## Short task
For each line in the data below that holds "diagram", return a copy.

## Records

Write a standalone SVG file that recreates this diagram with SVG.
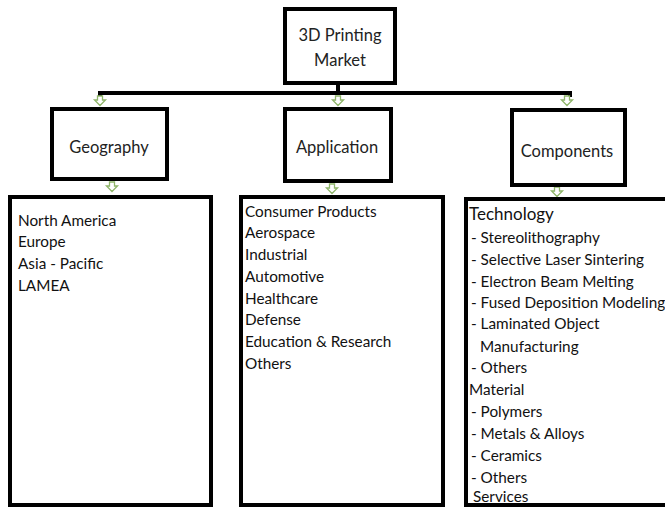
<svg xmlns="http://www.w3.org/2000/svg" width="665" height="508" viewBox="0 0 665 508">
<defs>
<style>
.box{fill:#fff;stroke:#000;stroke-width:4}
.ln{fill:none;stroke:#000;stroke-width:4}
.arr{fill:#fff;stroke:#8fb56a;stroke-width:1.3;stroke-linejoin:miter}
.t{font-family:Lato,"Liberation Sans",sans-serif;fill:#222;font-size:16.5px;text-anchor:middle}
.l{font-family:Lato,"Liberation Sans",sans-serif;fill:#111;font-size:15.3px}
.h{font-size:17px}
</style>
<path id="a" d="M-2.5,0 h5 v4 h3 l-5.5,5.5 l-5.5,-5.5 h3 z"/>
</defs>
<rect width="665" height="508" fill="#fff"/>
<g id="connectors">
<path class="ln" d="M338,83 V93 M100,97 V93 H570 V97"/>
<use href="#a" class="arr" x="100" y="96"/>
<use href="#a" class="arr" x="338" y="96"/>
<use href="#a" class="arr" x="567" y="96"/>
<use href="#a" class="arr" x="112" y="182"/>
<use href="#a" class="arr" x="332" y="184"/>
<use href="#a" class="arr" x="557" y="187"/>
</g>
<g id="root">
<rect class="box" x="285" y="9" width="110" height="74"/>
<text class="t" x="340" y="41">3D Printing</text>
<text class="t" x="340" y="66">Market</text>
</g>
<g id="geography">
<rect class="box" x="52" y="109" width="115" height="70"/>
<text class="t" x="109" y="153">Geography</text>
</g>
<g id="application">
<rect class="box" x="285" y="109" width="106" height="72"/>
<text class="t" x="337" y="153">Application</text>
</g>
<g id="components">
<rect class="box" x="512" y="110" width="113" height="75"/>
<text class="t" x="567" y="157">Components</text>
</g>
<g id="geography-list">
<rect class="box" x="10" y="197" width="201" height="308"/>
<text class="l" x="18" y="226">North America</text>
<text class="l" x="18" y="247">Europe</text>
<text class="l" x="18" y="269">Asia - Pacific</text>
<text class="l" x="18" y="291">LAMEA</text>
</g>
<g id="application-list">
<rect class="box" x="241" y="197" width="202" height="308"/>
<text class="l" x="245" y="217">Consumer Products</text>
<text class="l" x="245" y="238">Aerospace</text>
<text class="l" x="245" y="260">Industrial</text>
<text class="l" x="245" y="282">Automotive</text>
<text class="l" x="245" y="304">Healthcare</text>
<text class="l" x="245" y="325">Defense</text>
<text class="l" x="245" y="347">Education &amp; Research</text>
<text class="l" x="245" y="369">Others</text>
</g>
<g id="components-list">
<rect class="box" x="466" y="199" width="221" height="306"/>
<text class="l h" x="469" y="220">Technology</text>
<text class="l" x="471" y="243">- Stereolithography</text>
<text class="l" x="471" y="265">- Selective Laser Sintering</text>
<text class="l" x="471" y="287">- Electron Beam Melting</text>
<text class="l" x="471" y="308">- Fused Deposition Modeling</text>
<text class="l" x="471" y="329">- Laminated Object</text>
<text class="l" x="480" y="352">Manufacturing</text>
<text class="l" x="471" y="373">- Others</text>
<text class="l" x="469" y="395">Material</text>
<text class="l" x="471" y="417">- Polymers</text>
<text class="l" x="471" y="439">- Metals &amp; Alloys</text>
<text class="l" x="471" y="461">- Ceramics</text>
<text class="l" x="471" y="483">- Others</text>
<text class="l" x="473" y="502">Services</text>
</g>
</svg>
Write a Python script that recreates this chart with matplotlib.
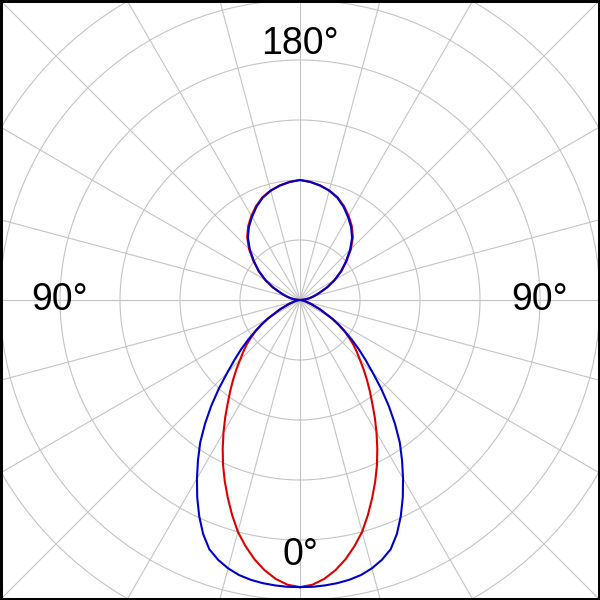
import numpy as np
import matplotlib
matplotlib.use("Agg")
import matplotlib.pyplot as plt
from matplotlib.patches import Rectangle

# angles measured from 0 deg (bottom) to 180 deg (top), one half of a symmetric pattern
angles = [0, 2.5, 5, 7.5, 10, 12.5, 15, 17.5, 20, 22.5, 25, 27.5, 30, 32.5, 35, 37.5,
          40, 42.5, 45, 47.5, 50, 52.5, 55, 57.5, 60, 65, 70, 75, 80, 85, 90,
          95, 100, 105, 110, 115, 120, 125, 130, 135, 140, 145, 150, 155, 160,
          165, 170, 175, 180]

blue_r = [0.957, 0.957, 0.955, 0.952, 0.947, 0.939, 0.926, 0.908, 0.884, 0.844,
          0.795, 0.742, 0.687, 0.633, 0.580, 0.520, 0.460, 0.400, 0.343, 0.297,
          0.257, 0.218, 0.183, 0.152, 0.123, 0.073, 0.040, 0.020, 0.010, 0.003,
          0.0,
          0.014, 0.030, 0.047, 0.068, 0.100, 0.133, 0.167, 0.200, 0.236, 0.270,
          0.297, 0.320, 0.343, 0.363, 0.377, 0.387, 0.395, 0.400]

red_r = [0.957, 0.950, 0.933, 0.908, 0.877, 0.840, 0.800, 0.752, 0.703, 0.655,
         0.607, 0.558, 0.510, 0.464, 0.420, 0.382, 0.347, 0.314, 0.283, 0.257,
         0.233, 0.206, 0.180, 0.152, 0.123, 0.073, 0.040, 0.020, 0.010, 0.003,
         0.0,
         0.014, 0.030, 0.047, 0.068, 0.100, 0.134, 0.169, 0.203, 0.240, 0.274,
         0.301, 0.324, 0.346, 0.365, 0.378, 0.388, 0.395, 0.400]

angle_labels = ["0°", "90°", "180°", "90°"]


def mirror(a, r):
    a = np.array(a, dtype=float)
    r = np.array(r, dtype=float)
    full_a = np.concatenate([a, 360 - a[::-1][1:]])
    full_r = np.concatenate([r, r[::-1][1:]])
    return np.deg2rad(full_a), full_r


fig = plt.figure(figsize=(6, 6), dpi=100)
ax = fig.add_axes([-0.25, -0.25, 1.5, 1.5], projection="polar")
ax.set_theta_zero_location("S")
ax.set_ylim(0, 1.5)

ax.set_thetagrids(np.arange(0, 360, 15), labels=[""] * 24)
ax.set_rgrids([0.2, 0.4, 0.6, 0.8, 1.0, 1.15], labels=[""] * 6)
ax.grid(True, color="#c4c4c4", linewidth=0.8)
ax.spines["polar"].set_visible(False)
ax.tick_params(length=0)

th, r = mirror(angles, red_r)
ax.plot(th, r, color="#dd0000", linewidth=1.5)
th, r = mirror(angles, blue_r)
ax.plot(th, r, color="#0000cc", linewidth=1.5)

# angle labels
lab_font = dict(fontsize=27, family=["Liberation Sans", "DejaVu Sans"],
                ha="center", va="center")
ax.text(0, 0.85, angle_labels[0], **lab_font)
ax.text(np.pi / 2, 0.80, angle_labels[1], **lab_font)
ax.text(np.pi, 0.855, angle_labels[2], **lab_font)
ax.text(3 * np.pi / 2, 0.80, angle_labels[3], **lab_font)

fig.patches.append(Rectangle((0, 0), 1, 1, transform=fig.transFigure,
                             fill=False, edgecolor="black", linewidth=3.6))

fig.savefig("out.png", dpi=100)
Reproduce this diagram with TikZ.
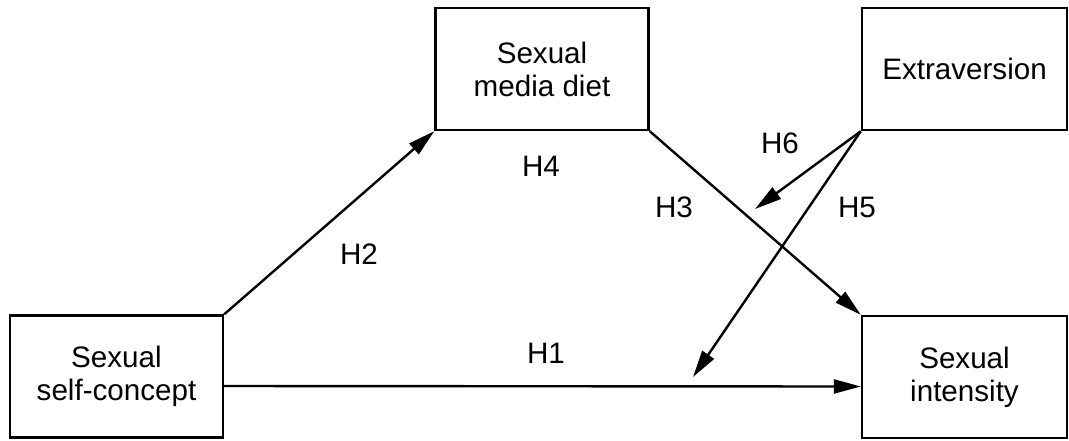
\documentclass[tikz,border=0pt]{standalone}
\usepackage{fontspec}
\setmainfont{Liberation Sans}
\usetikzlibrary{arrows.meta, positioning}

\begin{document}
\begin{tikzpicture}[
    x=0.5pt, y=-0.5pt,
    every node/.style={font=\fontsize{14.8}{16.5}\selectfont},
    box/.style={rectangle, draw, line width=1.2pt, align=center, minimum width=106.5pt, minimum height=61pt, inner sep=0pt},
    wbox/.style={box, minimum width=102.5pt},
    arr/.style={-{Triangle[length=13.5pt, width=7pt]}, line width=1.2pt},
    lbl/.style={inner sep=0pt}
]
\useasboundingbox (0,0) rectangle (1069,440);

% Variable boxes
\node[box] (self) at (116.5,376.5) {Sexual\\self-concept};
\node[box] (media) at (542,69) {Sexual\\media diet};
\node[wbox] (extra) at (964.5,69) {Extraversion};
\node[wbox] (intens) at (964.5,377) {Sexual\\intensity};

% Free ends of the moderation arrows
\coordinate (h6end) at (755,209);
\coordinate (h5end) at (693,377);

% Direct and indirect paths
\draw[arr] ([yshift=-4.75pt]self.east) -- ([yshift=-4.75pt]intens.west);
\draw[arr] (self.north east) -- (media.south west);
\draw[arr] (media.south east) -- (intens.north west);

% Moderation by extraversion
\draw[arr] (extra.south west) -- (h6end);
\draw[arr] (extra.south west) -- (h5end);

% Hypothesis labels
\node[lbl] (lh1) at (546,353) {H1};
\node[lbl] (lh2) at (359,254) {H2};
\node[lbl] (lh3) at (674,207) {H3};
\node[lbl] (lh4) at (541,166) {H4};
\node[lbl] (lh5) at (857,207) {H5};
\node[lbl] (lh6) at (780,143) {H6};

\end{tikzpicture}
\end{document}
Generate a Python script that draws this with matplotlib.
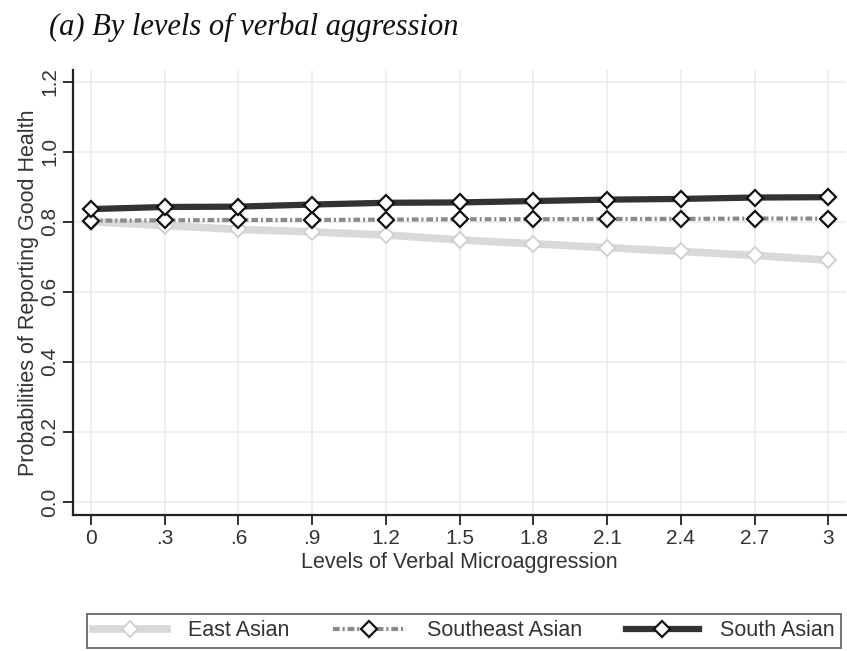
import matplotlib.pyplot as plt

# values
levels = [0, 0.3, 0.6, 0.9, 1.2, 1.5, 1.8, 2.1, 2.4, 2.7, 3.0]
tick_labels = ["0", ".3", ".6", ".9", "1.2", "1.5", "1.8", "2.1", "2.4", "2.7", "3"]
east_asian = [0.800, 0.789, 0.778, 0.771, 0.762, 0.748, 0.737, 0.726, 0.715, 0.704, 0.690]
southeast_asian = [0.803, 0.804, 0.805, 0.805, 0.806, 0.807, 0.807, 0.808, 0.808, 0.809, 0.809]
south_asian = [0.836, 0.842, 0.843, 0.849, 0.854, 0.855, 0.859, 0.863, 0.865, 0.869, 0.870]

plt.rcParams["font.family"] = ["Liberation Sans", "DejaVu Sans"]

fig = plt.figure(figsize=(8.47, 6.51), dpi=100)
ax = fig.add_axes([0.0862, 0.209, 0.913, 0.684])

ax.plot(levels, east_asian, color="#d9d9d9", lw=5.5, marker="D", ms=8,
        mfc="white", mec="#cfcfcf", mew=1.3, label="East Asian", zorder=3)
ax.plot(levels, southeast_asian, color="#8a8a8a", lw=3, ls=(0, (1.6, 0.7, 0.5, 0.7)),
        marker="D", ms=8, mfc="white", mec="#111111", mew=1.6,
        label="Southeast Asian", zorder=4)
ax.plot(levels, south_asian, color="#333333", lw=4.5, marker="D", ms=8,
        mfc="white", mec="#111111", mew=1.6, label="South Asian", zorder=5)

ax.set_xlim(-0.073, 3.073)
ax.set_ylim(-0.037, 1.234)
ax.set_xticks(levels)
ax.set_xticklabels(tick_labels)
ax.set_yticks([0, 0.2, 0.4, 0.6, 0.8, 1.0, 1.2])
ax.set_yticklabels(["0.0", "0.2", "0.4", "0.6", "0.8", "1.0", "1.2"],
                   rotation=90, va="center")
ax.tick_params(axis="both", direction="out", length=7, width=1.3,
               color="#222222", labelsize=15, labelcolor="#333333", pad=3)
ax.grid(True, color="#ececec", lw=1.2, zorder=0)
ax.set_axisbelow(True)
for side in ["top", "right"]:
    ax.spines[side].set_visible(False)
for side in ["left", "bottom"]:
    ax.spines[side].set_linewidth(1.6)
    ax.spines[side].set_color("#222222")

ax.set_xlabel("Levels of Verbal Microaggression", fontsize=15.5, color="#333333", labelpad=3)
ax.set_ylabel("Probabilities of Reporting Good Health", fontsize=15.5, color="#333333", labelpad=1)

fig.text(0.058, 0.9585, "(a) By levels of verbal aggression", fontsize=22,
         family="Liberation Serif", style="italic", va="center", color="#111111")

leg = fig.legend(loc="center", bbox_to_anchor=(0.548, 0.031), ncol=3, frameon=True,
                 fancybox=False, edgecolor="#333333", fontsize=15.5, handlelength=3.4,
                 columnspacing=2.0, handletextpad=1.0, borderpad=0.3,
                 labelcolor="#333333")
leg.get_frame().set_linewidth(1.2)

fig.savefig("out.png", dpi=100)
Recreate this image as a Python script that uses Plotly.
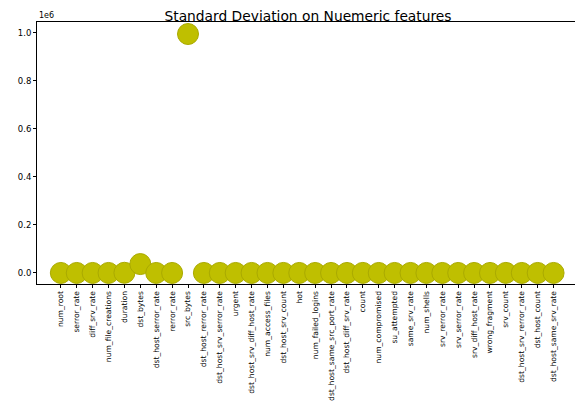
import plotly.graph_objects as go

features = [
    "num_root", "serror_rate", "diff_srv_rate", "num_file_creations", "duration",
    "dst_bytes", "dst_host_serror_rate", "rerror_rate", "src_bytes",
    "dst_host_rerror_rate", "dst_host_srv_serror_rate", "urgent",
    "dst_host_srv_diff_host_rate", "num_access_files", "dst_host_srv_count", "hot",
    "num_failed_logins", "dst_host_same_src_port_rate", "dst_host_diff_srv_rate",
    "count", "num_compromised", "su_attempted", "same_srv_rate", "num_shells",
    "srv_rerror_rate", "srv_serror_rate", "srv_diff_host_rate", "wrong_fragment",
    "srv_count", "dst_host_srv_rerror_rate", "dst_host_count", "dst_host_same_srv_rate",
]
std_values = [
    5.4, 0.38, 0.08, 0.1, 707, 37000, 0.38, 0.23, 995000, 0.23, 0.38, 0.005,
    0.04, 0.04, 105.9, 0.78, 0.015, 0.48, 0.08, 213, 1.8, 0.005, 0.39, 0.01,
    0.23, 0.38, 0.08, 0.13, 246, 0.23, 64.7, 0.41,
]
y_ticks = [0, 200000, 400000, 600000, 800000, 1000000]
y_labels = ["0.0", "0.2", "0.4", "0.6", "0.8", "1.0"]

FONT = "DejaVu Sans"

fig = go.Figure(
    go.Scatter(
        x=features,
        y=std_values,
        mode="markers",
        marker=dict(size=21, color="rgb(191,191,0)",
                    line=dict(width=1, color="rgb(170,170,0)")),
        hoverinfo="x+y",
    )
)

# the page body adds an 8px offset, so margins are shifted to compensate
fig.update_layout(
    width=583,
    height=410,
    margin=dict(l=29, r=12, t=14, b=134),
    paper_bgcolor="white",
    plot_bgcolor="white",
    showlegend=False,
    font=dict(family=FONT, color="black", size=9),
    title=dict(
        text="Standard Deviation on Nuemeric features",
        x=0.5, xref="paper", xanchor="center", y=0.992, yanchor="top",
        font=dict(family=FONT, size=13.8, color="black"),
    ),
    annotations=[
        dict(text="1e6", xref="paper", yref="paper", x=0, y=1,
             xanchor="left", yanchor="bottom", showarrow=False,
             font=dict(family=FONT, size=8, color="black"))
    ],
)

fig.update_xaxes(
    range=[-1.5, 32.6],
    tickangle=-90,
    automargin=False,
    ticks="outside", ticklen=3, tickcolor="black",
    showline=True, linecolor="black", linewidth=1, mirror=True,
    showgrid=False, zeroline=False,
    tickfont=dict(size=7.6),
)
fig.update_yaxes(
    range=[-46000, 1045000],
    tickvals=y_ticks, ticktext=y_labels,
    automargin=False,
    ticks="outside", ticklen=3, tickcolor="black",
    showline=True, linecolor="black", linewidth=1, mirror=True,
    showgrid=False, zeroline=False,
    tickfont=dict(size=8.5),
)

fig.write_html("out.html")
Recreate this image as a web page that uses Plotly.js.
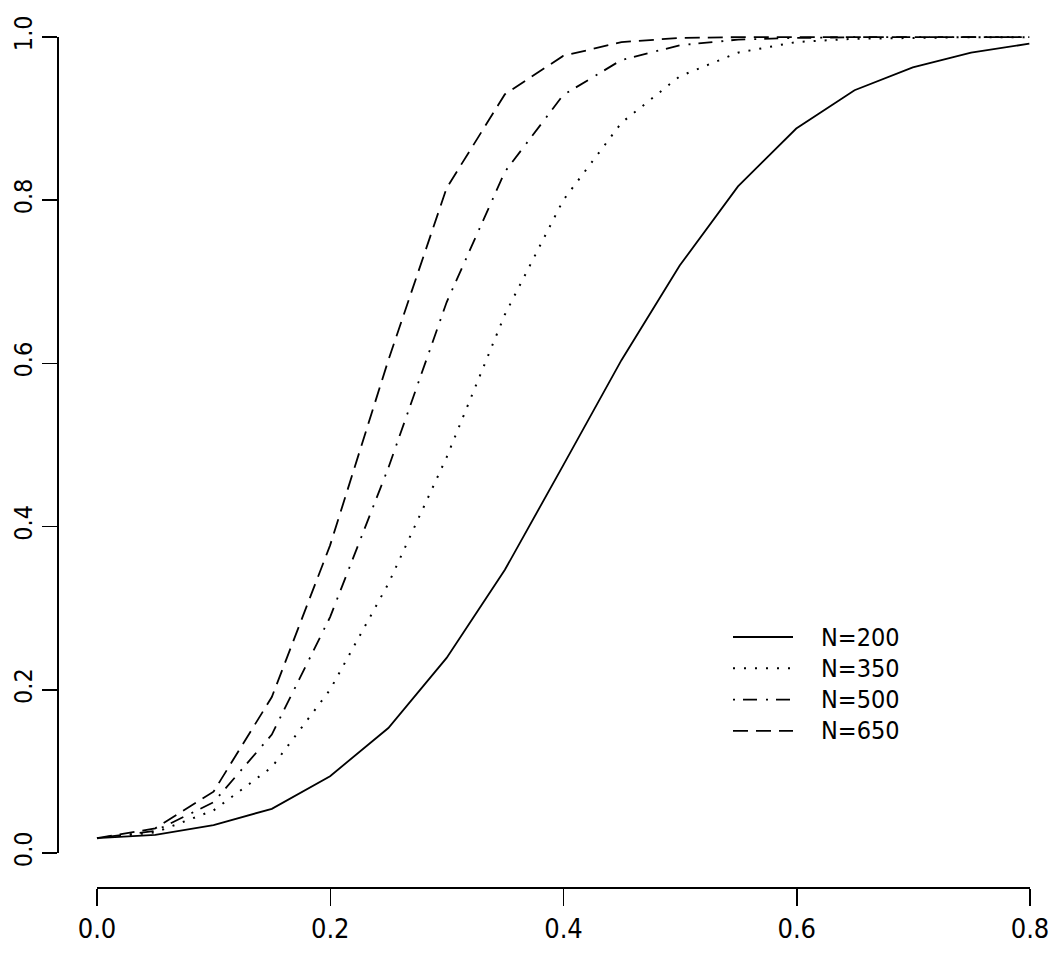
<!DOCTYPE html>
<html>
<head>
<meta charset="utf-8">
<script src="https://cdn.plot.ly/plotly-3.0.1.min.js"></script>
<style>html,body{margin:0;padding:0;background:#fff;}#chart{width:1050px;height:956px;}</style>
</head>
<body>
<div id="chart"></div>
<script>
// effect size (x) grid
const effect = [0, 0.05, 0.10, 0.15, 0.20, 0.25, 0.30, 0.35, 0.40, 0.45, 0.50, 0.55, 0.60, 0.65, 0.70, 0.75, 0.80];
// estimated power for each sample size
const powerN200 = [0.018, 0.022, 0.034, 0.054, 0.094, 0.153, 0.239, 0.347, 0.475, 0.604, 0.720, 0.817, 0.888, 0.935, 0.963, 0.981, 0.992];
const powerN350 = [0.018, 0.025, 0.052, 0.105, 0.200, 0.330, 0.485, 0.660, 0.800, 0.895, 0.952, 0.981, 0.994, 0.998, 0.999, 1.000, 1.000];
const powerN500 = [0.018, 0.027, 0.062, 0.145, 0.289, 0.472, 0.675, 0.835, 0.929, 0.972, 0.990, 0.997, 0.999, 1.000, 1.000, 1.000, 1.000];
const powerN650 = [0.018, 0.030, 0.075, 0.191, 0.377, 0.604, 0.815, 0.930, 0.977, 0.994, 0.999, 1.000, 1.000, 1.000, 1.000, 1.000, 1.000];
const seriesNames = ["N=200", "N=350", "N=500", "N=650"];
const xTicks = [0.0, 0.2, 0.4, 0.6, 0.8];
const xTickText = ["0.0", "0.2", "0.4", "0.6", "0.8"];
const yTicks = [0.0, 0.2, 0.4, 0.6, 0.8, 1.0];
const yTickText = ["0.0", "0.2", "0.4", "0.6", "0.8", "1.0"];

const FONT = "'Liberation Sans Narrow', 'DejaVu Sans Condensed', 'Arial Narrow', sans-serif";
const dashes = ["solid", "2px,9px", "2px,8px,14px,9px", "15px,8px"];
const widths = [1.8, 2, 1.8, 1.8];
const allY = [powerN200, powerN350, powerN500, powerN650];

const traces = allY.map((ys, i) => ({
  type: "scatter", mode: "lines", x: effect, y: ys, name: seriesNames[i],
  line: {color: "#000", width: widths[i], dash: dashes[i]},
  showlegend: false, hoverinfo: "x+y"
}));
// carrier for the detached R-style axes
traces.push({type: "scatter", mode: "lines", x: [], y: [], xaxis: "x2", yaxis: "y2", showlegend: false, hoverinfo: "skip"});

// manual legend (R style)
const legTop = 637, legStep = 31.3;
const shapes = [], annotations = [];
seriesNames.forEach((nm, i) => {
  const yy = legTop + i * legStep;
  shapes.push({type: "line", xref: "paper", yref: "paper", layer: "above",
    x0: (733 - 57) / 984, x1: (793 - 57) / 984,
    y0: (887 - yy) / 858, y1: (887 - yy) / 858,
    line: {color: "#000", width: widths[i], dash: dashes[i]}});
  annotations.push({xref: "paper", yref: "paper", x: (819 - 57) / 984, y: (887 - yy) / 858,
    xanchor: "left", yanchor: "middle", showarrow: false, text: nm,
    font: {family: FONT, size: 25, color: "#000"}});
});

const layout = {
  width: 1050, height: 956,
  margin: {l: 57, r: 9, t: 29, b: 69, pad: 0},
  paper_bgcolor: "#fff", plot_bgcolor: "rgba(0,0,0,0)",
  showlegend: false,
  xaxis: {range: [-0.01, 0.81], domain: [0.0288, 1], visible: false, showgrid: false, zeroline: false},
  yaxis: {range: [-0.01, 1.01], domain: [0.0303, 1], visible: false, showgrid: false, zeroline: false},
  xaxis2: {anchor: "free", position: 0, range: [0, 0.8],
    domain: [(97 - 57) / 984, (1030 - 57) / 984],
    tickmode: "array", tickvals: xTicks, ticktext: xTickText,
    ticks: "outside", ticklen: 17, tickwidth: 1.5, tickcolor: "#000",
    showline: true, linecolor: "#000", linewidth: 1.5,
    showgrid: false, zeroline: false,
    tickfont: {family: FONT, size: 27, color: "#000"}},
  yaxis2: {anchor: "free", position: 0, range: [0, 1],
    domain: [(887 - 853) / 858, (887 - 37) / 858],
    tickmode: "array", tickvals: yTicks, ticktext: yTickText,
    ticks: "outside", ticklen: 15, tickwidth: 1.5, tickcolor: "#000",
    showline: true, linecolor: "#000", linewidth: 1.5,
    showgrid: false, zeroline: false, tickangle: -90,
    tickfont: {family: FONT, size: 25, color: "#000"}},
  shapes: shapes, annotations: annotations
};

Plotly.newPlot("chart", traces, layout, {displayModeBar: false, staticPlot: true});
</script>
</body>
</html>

## Task result
Write a standalone SVG file that recreates this diagram with SVG.
Reproduce this diagram with TikZ.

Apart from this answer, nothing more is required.